There's an overload of story in the agreeably ramshackle script. A subplot about real estate that could make King and his extended family filthy rich fantails into the adultery storyline. Matthew Lillard and Judy Greer play a married couple entangled in Elizabeth's infidelity. The way in which it slowly dawns on each of them why Matt drops by to visit them is a master class in how much actors can convey without dialogue. They are fully, breathtakingly alive at every instant. As Elizabeth's doting, embittered father, Robert Forster has two monologues that are quietly electrifying, deeply insightful of the way parents put their children on a pedestal with the best of intentions, and no recognition of the possible consequences.
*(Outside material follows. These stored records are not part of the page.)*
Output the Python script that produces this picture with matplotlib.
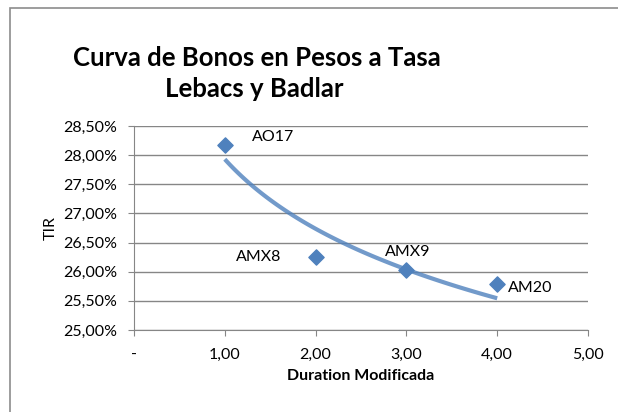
import numpy as np
import matplotlib.pyplot as plt
from matplotlib.patches import Rectangle
from matplotlib.ticker import FuncFormatter

# datos
bonos = ["AO17", "AMX8", "AMX9", "AM20"]
duration = [1.0, 2.0, 3.0, 4.0]
tir = [28.17, 26.26, 26.03, 25.79]

x_ticks = [0, 1, 2, 3, 4, 5]
y_ticks = [25.0, 25.5, 26.0, 26.5, 27.0, 27.5, 28.0, 28.5]

plt.rcParams['font.family'] = ['Lato', 'DejaVu Sans']

fig = plt.figure(figsize=(6.18, 4.12), dpi=100)
# marco del grafico (sigue fuera de la imagen a la derecha y abajo)
fig.patches.append(Rectangle((10 / 618, -0.05), 1.0, 1 - 8 / 412 + 0.05,
                             transform=fig.transFigure, fill=False,
                             edgecolor="#8c8c8c", linewidth=1.2))

ax = fig.add_axes([134 / 618, 1 - 330 / 412, 454 / 618, 204 / 412])

# linea de tendencia logaritmica (como Excel)
b, a = np.polyfit(np.log(duration), tir, 1)
xs = np.linspace(min(duration), max(duration), 100)
ax.plot(xs, a + b * np.log(xs), color="#4f81bd", alpha=0.8, linewidth=3,
        solid_capstyle="butt", zorder=2)

ax.scatter(duration, tir, marker="D", s=60, color="#4f81bd", zorder=3)

offsets = {"AO17": (35, 6), "AMX8": (-41, 0), "AMX9": (1, 13), "AM20": (24, -3)}
for name, x, y in zip(bonos, duration, tir):
    ax.annotate(name, (x, y), xytext=offsets[name], textcoords="offset points",
                ha="center", va="center", fontsize=11.5, color="black")

ax.set_xlim(0, 5)
ax.set_ylim(25, 28.5)
ax.set_xticks(x_ticks)
ax.set_yticks(y_ticks)
ax.xaxis.set_major_formatter(FuncFormatter(
    lambda v, p: "-" if v == 0 else f"{v:.2f}".replace(".", ",")))
ax.yaxis.set_major_formatter(FuncFormatter(
    lambda v, p: f"{v:.2f}%".replace(".", ",")))

ax.grid(axis="y", color="#868686", linewidth=1)
ax.set_axisbelow(True)
for s in ["top", "right"]:
    ax.spines[s].set_visible(False)
for s in ["left", "bottom"]:
    ax.spines[s].set_color("#868686")
ax.tick_params(colors="#868686", labelcolor="black", labelsize=11.5, length=4)
ax.tick_params(axis="y", pad=8)
ax.tick_params(axis="x", pad=9)

ax.set_xlabel("Duration Modificada", fontsize=11.5, fontweight="bold", labelpad=5)
ax.set_ylabel("TIR", fontsize=11.5, labelpad=4)

fig.text(257 / 618, 1 - 58 / 412, "Curva de Bonos en Pesos a Tasa", ha="center",
         va="center", fontsize=18.5, fontweight="bold")
fig.text(254 / 618, 1 - 89 / 412, "Lebacs y Badlar", ha="center",
         va="center", fontsize=18.5, fontweight="bold")

fig.savefig("out.png", dpi=100)
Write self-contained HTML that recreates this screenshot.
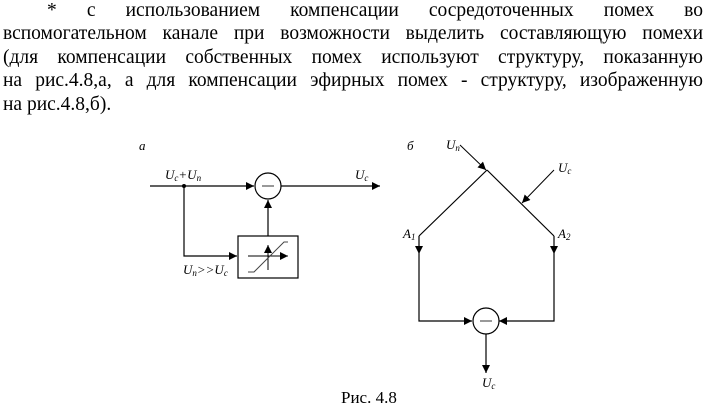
<!DOCTYPE html>
<html><head><meta charset="utf-8"><style>
html,body{margin:0;padding:0;background:#fff;}
svg{display:block;position:absolute;left:0;top:0;}
text{font-family:"Liberation Serif","DejaVu Serif",serif;fill:#000;}
.i{font-style:italic;font-size:13px;}
.s{font-size:9px;font-style:italic;}
.ln{position:absolute;font-family:"Liberation Serif","DejaVu Serif",serif;font-size:19.5px;line-height:20px;white-space:nowrap;text-align:justify;text-align-last:justify;color:#000;}
</style></head><body>
<div class="ln" style="left:47px;top:1px;width:656px;">* с использованием компенсации сосредоточенных помех во</div>
<div class="ln" style="left:3px;top:24px;width:700px;">вспомогательном канале при возможности выделить составляющую помехи</div>
<div class="ln" style="left:3px;top:48px;width:700px;">(для компенсации собственных помех используют структуру, показанную</div>
<div class="ln" style="left:3px;top:71px;width:700px;">на рис.4.8,а, а для компенсации эфирных помех - структуру, изображенную</div>
<div class="ln" style="left:3px;top:95px;text-align:left;text-align-last:left;">на рис.4.8,б).</div>
<svg width="713" height="413" viewBox="0 0 713 413" xmlns="http://www.w3.org/2000/svg">
<defs>
<marker id="ar" viewBox="0 0 10 10" refX="10" refY="5" markerWidth="10" markerHeight="8" markerUnits="userSpaceOnUse" orient="auto"><path d="M0,0 L10,5 L0,10 z" fill="#000"/></marker>
</defs>
<g stroke="#000" stroke-width="1.2" fill="none">
<line x1="150" y1="186" x2="254" y2="186" marker-end="url(#ar)"/>
<circle cx="268" cy="186" r="13"/>
<line x1="262" y1="186" x2="274" y2="186" stroke="#555"/>
<line x1="281" y1="186" x2="380" y2="186" marker-end="url(#ar)"/>
<polyline points="184,186 184,256 237,256" marker-end="url(#ar)"/>
<rect x="238" y="236" width="60" height="42"/>
<line x1="268" y1="236" x2="268" y2="200" marker-end="url(#ar)"/>
<line x1="268" y1="270" x2="268" y2="245" marker-end="url(#ar)" stroke-width="1"/>
<line x1="248" y1="256" x2="288" y2="256" marker-end="url(#ar)" stroke-width="1"/>
<polyline points="248,272 254,272 284,242 288,242" stroke="#444" stroke-width="1"/>
<line x1="460" y1="145" x2="486" y2="170" marker-end="url(#ar)" stroke-width="1"/>
<line x1="554" y1="170" x2="522" y2="203" marker-end="url(#ar)" stroke-width="1"/>
<line x1="487" y1="170" x2="419" y2="236"/>
<line x1="487" y1="170" x2="554" y2="236"/>
<line x1="419" y1="236" x2="419" y2="254" marker-end="url(#ar)"/>
<line x1="554" y1="236" x2="554" y2="254" marker-end="url(#ar)"/>
<polyline points="419,254 419,321 472,321" marker-end="url(#ar)"/>
<polyline points="554,254 554,321 499,321" marker-end="url(#ar)"/>
<circle cx="486" cy="321" r="13"/>
<line x1="480" y1="321" x2="492" y2="321" stroke="#555"/>
<line x1="486" y1="334" x2="486" y2="373" marker-end="url(#ar)"/>
</g>
<circle cx="184" cy="186" r="2" fill="#000"/>
<text class="i" x="139" y="150">a</text>
<text class="i" x="165" y="179">U<tspan class="s" dy="2">c</tspan><tspan dy="-2">+U</tspan><tspan class="s" dy="2">n</tspan></text>
<text class="i" x="355" y="179">U<tspan class="s" dy="2">c</tspan></text>
<text class="i" x="183" y="274">U<tspan class="s" dy="2">n</tspan><tspan dy="-2">&gt;&gt;U</tspan><tspan class="s" dy="2">c</tspan></text>
<text class="i" x="407" y="150">б</text>
<text class="i" x="446" y="149">U<tspan class="s" dy="2">n</tspan></text>
<text class="i" x="558" y="172">U<tspan class="s" dy="2">c</tspan></text>
<text class="i" x="403" y="238">A<tspan class="s" dy="2">1</tspan></text>
<text class="i" x="558" y="238">A<tspan class="s" dy="2">2</tspan></text>
<text class="i" x="482" y="387">U<tspan class="s" dy="2">c</tspan></text>
<text x="341" y="403" style="font-size:17px">Рис. 4.8</text>
</svg>
</body></html>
There's nothing as sour as unearned sweetness, and Payne avoids the mawkish moments you expect. The tentative happy ending has Matt and the kids at home on the sofa watching "March of the Penguins." But listen to the scenario honey-voiced Morgan Freeman describes, an ever-changing world where over time tropical isles turn frigid. A volatile, complicated place where families need to share a couch and a comforter and snuggle in tight.